Le personnage de cinéma, pris dans la gelée de la pellicule, comme l’insecte dans son morceau d’ambre, pêle-mêle avec des feuilles, des grains de sable, des écailles de bourgeons, des fragments d’écorce. […]

Tout film, si magnifique soit-il, garde […], à la sortie de sa chaîne de production, le caractère d’un objet manufacturé, à prendre ou à laisser tout entier ; non soluble dans le souvenir ou la rêverie, cerné du contour net et isolant de ses images péremptoires et de ses cadrages rigides, il est – si j’ose risquer cette expression – non psychodégradable, « un bloc » qui peut certes s’enkyster dans le souvenir, mais qui ne s’y dilue pas, ne l’imprègne et ne l’ensemence pas. […]

Car la caméra centre bien […] l’attention du spectateur et la circonscrit comme le cercle lumineux d’une lampe, mais, à l’intérieur de ce cercle, ou plutôt de ce rectangle, elle n’élide rien, tandis que la plume, elle, y promène capricieusement au gré de l’écrivain un de ces spots punctiformes, à luminosité concentrée, qui servent aux démonstrateurs à souligner sur l’écran aux images un détail ou une particularité significative. […]
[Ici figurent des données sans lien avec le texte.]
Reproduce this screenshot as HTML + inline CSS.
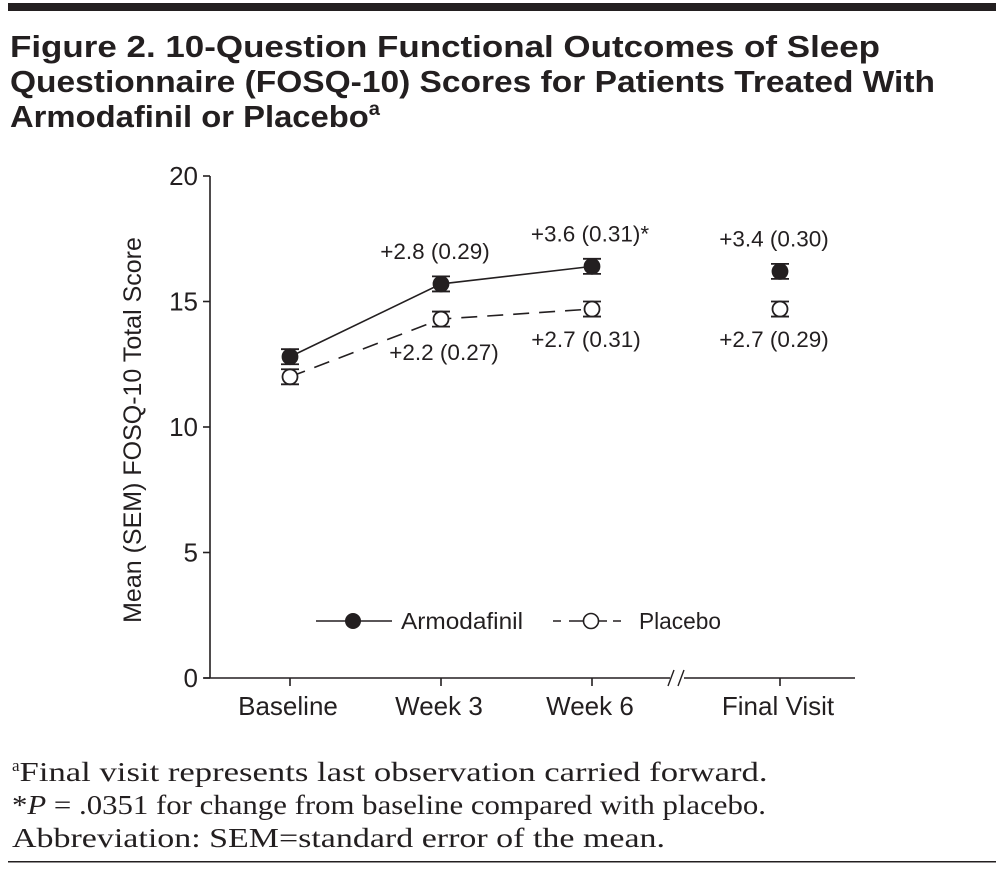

Tout est bloqué, tout est inhibé, quand je vois projeter un film, de mes mécanismes d’admission et d’assimilation, d’autorégulation mentale et affective : ma passivité de consommateur atteint son maximum. Ni du détail infime de la plus fugitive image il ne me sera fait grâce, ni d’un quelconque raccourci, fût-il de quelques secondes, dans le rythme selon lequel le film m’est administré. […]

Le film est, de toutes les œuvres d’art, celle qui laisse le moins de carrière au talent de ses consommateurs […].

Il y a dans la littérature classique une spoliation abusive de l’inventeur par l’artiste achevé qui s’institue son usufruitier : cette spoliation, le temps du septième art ne la permet plus.